Predicting the dissolution profile based on the coating layer thickness of tablets has been carried out via most of the available at-line and off-line technologies. Linear correlations between the coating thickness predicted via NIRS and the drug dissolution rate were derived (Wu et al., 2015, Ariyasu et al., 2017). Raman spectral data were correlated with the mean dissolution time (MDT) and with the coating thickness measured off-line via TPI (Müller et al., 2012). The MDT of sustained release tablets was also correlated with terahertz waveforms via multivariate linear regression (Ho et al., 2008). In addition, Raman chemical imaging was used to predict the dissolution profile of uncoated sustained-release tablets containing a matrix polymer for various contents and particle size distributions of the polymer (Galata et al., 2022).

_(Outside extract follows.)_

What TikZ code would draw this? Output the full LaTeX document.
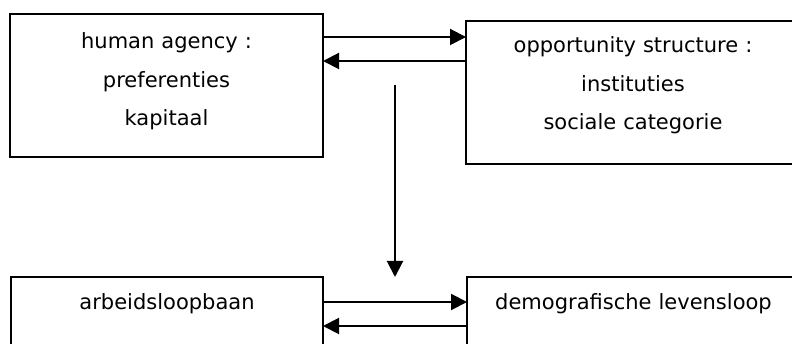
\documentclass[tikz,border=0pt]{standalone}
\usepackage{fontspec}
\setmainfont{DejaVu Sans}
\usetikzlibrary{arrows.meta}

\begin{document}
\begin{tikzpicture}[x=1pt,y=-1pt,
    box/.style={draw,line width=2pt,inner sep=0pt,outer sep=0pt,anchor=north west,align=center,
      font=\fontsize{21}{38.5}\selectfont},
    link/.style={line width=2pt,-{Triangle[length=16pt,width=16pt]}}]
  \useasboundingbox (0,0) rectangle (792,344);
  \clip (0,0) rectangle (792,344);
  % upper row
  \node[box,text width=313pt,text height=35pt,text depth=108pt] (agency) at (10,14) {human agency :\\preferenties\\kapitaal};
  \node[box,text width=334pt,text height=32pt,text depth=111pt] (opportunity) at (466,21) {opportunity structure :\\instituties\\sociale categorie};
  % lower row
  \node[box,text width=312pt,text height=33pt,text depth=70pt] (labour) at (11,277) {arbeidsloopbaan};
  \node[box,text width=333pt,text height=33pt,text depth=70pt] (demo) at (467,277) {demografische levensloop};
  \coordinate (down1) at (395,85);
  \coordinate (down2) at (395,277);
  \draw[link] (agency.east |- 0,37) -- (opportunity.west |- 0,37);
  \draw[link] (opportunity.west |- 0,61) -- (agency.east |- 0,61);
  \draw[link] (down1) -- (down2);
  \draw[link] (labour.east |- 0,302) -- (demo.west |- 0,302);
  \draw[link] (demo.west |- 0,326) -- (labour.east |- 0,326);
\end{tikzpicture}
\end{document}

For fluid-bed coating of pellets in-line NIRS was applied to predict the dissolution performance. NIR spectra combined with the process parameters (PPs) were correlated with 1- and 2-hour dissolution data via a PLS model for sustained release coated pellets (Ibrahim et al., 2019). A PLS correlation between the NIR spectra and the parameters of a kinetic release profile model was developed (Pomerantsev et al., 2011).
With regard to coated tablets, most efforts to predict the dissolution behaviour have involved off-line or at-line measurements. To date, no direct coating thickness measurements have been correlated with dissolution data. In this study, for the first time, a model for predicting the dissolution profile based on OCT real-time coating thickness data was developed.